- WHAT IS BEING ASKED -
Search the material and gather each line with "React" in it.

- - - - -

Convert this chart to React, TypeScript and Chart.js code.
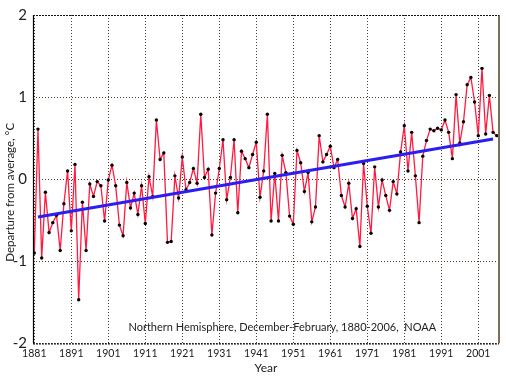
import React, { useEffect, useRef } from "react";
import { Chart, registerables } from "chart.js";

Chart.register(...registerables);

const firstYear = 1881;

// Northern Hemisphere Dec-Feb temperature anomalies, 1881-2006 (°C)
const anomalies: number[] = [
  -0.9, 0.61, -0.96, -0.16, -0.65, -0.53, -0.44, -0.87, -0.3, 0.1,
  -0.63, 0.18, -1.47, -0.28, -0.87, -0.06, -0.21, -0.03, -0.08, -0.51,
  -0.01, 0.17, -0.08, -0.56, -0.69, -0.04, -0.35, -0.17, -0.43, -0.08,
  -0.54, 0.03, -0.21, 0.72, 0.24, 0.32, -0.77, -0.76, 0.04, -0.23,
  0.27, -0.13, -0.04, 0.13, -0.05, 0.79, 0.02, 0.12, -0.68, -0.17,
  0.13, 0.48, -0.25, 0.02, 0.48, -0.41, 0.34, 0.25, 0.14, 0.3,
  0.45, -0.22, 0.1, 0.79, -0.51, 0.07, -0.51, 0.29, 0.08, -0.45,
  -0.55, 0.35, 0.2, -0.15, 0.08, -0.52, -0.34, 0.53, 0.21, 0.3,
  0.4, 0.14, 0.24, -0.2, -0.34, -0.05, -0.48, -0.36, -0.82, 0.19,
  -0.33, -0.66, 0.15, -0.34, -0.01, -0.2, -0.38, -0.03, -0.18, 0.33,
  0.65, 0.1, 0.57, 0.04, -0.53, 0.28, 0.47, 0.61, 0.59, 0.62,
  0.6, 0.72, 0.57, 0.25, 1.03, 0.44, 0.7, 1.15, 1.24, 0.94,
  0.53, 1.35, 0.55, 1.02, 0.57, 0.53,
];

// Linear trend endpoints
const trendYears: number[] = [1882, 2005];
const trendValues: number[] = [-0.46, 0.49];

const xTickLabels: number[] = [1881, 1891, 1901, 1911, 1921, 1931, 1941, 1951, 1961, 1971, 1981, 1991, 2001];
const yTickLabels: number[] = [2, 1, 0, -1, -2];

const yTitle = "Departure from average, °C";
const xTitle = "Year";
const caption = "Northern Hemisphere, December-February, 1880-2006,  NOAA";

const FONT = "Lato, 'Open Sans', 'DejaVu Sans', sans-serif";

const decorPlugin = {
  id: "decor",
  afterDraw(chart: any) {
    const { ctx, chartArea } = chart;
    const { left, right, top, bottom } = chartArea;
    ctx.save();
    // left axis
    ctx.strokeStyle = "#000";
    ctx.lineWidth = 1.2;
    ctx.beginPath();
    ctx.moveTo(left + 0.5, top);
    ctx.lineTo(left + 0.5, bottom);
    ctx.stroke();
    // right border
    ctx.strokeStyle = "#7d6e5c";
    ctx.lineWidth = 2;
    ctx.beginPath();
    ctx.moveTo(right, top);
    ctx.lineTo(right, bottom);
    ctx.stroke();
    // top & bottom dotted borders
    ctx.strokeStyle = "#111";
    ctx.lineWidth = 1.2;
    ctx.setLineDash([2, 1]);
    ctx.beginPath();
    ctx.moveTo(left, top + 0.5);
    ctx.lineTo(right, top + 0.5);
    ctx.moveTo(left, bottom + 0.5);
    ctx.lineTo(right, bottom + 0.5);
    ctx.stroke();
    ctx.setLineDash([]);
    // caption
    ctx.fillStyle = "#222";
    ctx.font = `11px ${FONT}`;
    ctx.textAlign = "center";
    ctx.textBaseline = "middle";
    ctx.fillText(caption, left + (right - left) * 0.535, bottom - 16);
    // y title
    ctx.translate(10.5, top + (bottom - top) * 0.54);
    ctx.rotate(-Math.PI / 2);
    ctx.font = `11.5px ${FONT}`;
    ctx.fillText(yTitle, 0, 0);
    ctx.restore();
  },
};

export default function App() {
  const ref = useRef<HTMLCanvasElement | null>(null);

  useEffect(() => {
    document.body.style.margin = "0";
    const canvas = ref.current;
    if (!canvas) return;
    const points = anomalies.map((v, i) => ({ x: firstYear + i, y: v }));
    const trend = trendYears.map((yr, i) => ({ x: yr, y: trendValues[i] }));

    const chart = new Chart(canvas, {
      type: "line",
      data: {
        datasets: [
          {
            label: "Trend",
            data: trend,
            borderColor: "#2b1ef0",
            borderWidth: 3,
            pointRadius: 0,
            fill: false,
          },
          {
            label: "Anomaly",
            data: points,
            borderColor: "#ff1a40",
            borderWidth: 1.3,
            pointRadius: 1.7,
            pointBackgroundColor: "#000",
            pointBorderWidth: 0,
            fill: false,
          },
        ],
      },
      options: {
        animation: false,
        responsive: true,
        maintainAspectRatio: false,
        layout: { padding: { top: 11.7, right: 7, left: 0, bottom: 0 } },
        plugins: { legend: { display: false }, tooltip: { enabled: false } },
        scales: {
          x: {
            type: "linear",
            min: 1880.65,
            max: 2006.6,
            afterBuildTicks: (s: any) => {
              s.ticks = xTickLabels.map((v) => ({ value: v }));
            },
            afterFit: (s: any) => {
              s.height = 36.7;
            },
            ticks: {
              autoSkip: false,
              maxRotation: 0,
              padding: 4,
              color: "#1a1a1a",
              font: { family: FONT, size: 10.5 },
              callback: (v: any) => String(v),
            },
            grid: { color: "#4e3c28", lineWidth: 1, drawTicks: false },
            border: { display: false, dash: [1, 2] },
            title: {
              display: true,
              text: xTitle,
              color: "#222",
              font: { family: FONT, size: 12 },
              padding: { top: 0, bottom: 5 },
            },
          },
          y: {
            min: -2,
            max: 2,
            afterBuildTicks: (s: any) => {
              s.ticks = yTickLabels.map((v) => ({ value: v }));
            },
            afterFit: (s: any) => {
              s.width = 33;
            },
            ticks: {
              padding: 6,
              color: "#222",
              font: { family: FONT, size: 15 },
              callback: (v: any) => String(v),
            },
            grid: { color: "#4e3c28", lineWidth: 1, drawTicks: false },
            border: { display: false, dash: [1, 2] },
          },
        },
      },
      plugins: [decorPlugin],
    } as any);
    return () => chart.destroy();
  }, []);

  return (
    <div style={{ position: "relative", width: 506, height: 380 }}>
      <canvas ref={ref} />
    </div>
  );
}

- - - - -

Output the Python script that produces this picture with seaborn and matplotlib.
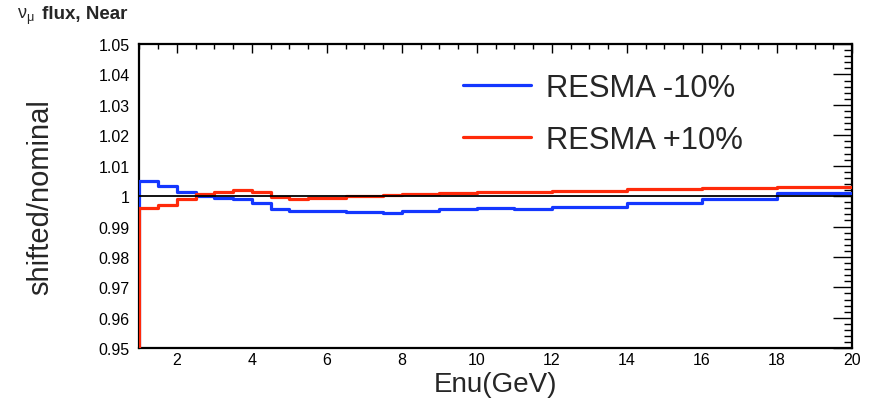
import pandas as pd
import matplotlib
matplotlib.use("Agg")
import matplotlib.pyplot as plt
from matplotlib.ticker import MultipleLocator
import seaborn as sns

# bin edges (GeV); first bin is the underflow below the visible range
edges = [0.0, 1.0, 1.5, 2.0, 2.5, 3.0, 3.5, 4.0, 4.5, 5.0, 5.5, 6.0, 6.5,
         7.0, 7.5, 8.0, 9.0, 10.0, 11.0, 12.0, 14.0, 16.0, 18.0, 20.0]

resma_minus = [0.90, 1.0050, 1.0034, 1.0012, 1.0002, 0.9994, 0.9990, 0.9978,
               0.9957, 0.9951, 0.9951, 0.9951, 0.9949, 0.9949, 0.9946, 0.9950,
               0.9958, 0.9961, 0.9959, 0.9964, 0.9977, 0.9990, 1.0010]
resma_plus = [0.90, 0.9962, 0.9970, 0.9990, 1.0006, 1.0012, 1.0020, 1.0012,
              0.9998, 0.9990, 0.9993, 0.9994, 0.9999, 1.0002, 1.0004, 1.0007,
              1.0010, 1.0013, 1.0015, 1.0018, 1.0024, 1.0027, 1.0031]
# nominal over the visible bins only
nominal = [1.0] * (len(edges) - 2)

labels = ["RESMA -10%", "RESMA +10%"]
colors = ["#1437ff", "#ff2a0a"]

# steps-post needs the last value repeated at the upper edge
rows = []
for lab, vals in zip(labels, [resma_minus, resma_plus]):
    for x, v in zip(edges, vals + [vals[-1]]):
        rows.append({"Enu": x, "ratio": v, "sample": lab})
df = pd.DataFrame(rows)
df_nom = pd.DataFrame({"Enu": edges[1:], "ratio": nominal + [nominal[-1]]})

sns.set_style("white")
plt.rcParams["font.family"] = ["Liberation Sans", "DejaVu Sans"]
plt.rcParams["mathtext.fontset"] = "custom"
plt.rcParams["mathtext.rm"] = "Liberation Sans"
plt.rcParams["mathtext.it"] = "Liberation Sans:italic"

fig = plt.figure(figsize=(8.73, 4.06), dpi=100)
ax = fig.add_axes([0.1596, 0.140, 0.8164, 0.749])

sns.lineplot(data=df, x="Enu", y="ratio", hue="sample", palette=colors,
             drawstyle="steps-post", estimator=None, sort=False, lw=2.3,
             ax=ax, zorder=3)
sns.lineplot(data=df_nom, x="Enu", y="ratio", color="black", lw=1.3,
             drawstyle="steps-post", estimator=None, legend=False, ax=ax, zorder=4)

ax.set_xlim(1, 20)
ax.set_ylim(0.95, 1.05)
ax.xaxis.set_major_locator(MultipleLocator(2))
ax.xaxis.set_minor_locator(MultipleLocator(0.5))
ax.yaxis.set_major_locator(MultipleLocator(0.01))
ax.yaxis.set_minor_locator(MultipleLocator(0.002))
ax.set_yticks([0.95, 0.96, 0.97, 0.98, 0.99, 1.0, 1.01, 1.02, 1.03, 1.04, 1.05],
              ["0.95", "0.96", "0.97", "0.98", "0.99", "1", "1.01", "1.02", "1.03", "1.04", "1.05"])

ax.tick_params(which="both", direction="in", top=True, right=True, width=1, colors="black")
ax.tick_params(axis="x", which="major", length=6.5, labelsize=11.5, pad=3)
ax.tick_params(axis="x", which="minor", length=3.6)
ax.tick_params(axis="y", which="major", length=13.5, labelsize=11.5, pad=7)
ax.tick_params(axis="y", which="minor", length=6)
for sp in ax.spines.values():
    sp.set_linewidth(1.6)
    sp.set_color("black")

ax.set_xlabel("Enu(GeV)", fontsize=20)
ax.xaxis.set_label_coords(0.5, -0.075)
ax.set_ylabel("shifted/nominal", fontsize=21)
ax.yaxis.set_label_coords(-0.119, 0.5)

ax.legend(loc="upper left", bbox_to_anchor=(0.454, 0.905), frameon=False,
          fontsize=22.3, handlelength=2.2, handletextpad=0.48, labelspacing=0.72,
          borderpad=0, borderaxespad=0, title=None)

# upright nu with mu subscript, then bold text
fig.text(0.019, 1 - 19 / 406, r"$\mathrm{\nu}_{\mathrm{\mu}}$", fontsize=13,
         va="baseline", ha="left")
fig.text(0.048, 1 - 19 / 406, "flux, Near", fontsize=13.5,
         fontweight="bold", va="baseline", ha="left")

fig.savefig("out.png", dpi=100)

- - - - -

- FULL OUTPUT -
Convert this chart to React, TypeScript and Chart.js code.
import React, { useEffect, useRef } from "react";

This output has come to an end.